Here, the offer letter is unambiguous. It plainly states that the plaintiff must be an active employee at Merrimack on the date that retentions are paid in order to receive the retained portion of his TTCC. The plaintiff was not an employee at Merrimack in April 2017, when the 2016 retentions were paid. Thus, Merrimack had no obligation to pay him the 2016 retention, and as a result, he cannot demonstrate an essential element of his claim. See Singarella v. Boston, 342 Mass. 385, 387 (1961).

Any dispute over the meaning of the term “annual compensation” is immaterial where that term does not appear in the agreement,8 and the plaintiff's bare disagreement with the judge's interpretation of the word “retained” is insufficient to overcome Merrimack's well-supported motion for summary judgment.9 See Citation Ins. Co., 426 Mass. at 381 (“the mere existence of multiple dictionary definitions of a word, without more, [does not] suffice to create an ambiguity”).

3. Breach of oral contract/promissory estoppel. The plaintiff claims that the defendants made an oral promise to him to pay him a specified annual salary, in which the $54,400 retention payment was included. He argues that the failure to fulfill that promise constitutes a breach of an oral contract. In the alternative, he argues that he should be permitted to recover under the theory of promissory estoppel because the promise induced him to work for Merrimack to his detriment. The claims are meritless.

The promise on which the plaintiff purports to rely was made before he signed the offer letter. By its terms, that letter superseded any prior oral understanding relating to the terms of the plaintiff's employment. Any such understanding therefore “merged in the written contract,” Canney v. New England Tel. & Tel. Co., 353 Mass. 158, 165 (1967), the existence of which precludes recovery under a theory of promissory estoppel. See Malden Police Patrolman's Ass'n v. Malden, 92 Mass. App. Ct. 53, 61 (2017) (“Where an enforceable contract exists, however, a claim for promissory estoppel will not lie”).

For all of these reasons, summary judgment was properly granted in favor of the defendants.10

Judgment affirmed.


3.   The only alteration the plaintiff made to the terms of the offer letter was his start date.

4.   While the defendants and the plaintiff dispute whether the plaintiff began to consider other employment opportunities prior to the October announcement, the dispute is not material. See Dennis v. Kaskel, 79 Mass. App. Ct. 736, 741 (2011), quoting Anderson v. Liberty Lobby, Inc., 477 U.S. 242, 248 (1986) (“a fact is ‘material’ when it ‘might affect the outcome of the suit under the governing law’ ”).

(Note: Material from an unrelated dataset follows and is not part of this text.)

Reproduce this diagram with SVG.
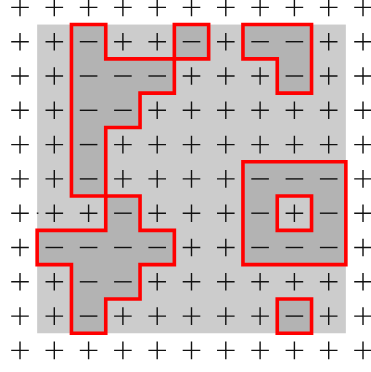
<svg xmlns="http://www.w3.org/2000/svg" xmlns:xlink="http://www.w3.org/1999/xlink" width="371" height="372" viewBox="0 0 371 372">
<style>
.sym{fill:none;stroke:#111;stroke-width:1.4}
.dark{fill:#b3b3b3;stroke:none}
.edge{fill:none;stroke:#ff0000;stroke-width:3.6;stroke-linejoin:miter}
</style>
<defs>
<path id="p" class="sym" d="M-8.8 0H8.8M0 -8.8V8.8"/>
<path id="m" class="sym" d="M-8.8 0H8.8"/>
</defs>
<rect width="371" height="372" fill="#ffffff"/>
<rect id="board" x="37.15" y="24.55" width="308.7" height="308.7" fill="#cccccc"/>
<g id="fills">
<path class="dark" d="M71.45 24.55H105.75V58.85H174.35V93.15H140.05V127.45H105.75V196.05H71.45Z"/>
<path class="dark" d="M174.35 24.55H208.65V58.85H174.35Z"/>
<path class="dark" d="M242.95 24.55H311.55V93.15H277.25V58.85H242.95Z"/>
<path class="dark" d="M105.75 196.05H140.05V230.35H174.35V264.65H140.05V298.95H105.75V333.25H71.45V264.65H37.15V230.35H105.75Z"/>
<path class="dark" fill-rule="evenodd" d="M242.95 161.75H345.85V264.65H242.95ZM277.25 196.05V230.35H311.55V196.05Z"/>
<path class="dark" d="M277.25 298.95H311.55V333.25H277.25Z"/>
</g>
<g id="symbols">
<g transform="translate(0,7.4)"><use href="#p" x="20"/><use href="#p" x="54.3"/><use href="#p" x="88.6"/><use href="#p" x="122.9"/><use href="#p" x="157.2"/><use href="#p" x="191.5"/><use href="#p" x="225.8"/><use href="#p" x="260.1"/><use href="#p" x="294.4"/><use href="#p" x="328.7"/><use href="#p" x="363"/></g>
<g transform="translate(0,41.7)"><use href="#p" x="20"/><use href="#p" x="54.3"/><use href="#m" x="88.6"/><use href="#p" x="122.9"/><use href="#p" x="157.2"/><use href="#m" x="191.5"/><use href="#p" x="225.8"/><use href="#m" x="260.1"/><use href="#m" x="294.4"/><use href="#p" x="328.7"/><use href="#p" x="363"/></g>
<g transform="translate(0,76)"><use href="#p" x="20"/><use href="#p" x="54.3"/><use href="#m" x="88.6"/><use href="#m" x="122.9"/><use href="#m" x="157.2"/><use href="#p" x="191.5"/><use href="#p" x="225.8"/><use href="#p" x="260.1"/><use href="#m" x="294.4"/><use href="#p" x="328.7"/><use href="#p" x="363"/></g>
<g transform="translate(0,110.3)"><use href="#p" x="20"/><use href="#p" x="54.3"/><use href="#m" x="88.6"/><use href="#m" x="122.9"/><use href="#p" x="157.2"/><use href="#p" x="191.5"/><use href="#p" x="225.8"/><use href="#p" x="260.1"/><use href="#p" x="294.4"/><use href="#p" x="328.7"/><use href="#p" x="363"/></g>
<g transform="translate(0,144.6)"><use href="#p" x="20"/><use href="#p" x="54.3"/><use href="#m" x="88.6"/><use href="#p" x="122.9"/><use href="#p" x="157.2"/><use href="#p" x="191.5"/><use href="#p" x="225.8"/><use href="#p" x="260.1"/><use href="#p" x="294.4"/><use href="#p" x="328.7"/><use href="#p" x="363"/></g>
<g transform="translate(0,178.9)"><use href="#p" x="20"/><use href="#p" x="54.3"/><use href="#m" x="88.6"/><use href="#p" x="122.9"/><use href="#p" x="157.2"/><use href="#p" x="191.5"/><use href="#p" x="225.8"/><use href="#m" x="260.1"/><use href="#m" x="294.4"/><use href="#m" x="328.7"/><use href="#p" x="363"/></g>
<g transform="translate(0,213.2)"><use href="#p" x="20"/><use href="#p" x="54.3"/><use href="#p" x="88.6"/><use href="#m" x="122.9"/><use href="#p" x="157.2"/><use href="#p" x="191.5"/><use href="#p" x="225.8"/><use href="#m" x="260.1"/><use href="#p" x="294.4"/><use href="#m" x="328.7"/><use href="#p" x="363"/><path class="sym" d="M36.8 0H38.4" stroke="#777"/></g>
<g transform="translate(0,247.5)"><use href="#p" x="20"/><use href="#m" x="54.3"/><use href="#m" x="88.6"/><use href="#m" x="122.9"/><use href="#m" x="157.2"/><use href="#p" x="191.5"/><use href="#p" x="225.8"/><use href="#m" x="260.1"/><use href="#m" x="294.4"/><use href="#m" x="328.7"/><use href="#p" x="363"/></g>
<g transform="translate(0,281.8)"><use href="#p" x="20"/><use href="#p" x="54.3"/><use href="#m" x="88.6"/><use href="#m" x="122.9"/><use href="#p" x="157.2"/><use href="#p" x="191.5"/><use href="#p" x="225.8"/><use href="#p" x="260.1"/><use href="#p" x="294.4"/><use href="#p" x="328.7"/><use href="#p" x="363"/></g>
<g transform="translate(0,316.1)"><use href="#p" x="20"/><use href="#p" x="54.3"/><use href="#m" x="88.6"/><use href="#p" x="122.9"/><use href="#p" x="157.2"/><use href="#p" x="191.5"/><use href="#p" x="225.8"/><use href="#p" x="260.1"/><use href="#m" x="294.4"/><use href="#p" x="328.7"/><use href="#p" x="363"/></g>
<g transform="translate(0,350.4)"><use href="#p" x="20"/><use href="#p" x="54.3"/><use href="#p" x="88.6"/><use href="#p" x="122.9"/><use href="#p" x="157.2"/><use href="#p" x="191.5"/><use href="#p" x="225.8"/><use href="#p" x="260.1"/><use href="#p" x="294.4"/><use href="#p" x="328.7"/><use href="#p" x="363"/></g>
</g>
<g id="region-a"><path class="edge" d="M71.45 24.55H105.75V58.85H174.35V93.15H140.05V127.45H105.75V196.05H71.45Z"/></g>
<g id="region-b"><path class="edge" d="M174.35 24.55H208.65V58.85H174.35Z"/></g>
<g id="region-c"><path class="edge" d="M242.95 24.55H311.55V93.15H277.25V58.85H242.95Z"/></g>
<g id="region-d"><path class="edge" d="M105.75 196.05H140.05V230.35H174.35V264.65H140.05V298.95H105.75V333.25H71.45V264.65H37.15V230.35H105.75Z"/></g>
<g id="region-e"><path class="edge" d="M242.95 161.75H345.85V264.65H242.95ZM277.25 196.05V230.35H311.55V196.05Z"/></g>
<g id="region-f"><path class="edge" d="M277.25 298.95H311.55V333.25H277.25Z"/></g>
</svg>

5.   The plaintiff concedes that the retained portion of his TTCC is not a commission.

6.   The defendants do not dispute that the plaintiff was meeting expectations.

7.   We note that Merrimack recorded a net loss each year that the plaintiff was employed at the company.

8.   Instead, the offer letter uses the term “annualized TTCC” and explains that of the plaintiff's $260,000 annualized TTCC, $208,000 would be paid to him as salary, and $52,000 would be retained pursuant to the enumerated conditions.

9.   The plaintiff has not offered an alternative definition.

10.   The defendants' requests for costs pursuant to Mass. R. A. P. 26 (a), as appearing in 481 Mass. 1655 (2019), and for double costs pursuant to Mass. R. A. P. 25, as appearing in 481 Mass. 1654 (2019), are denied.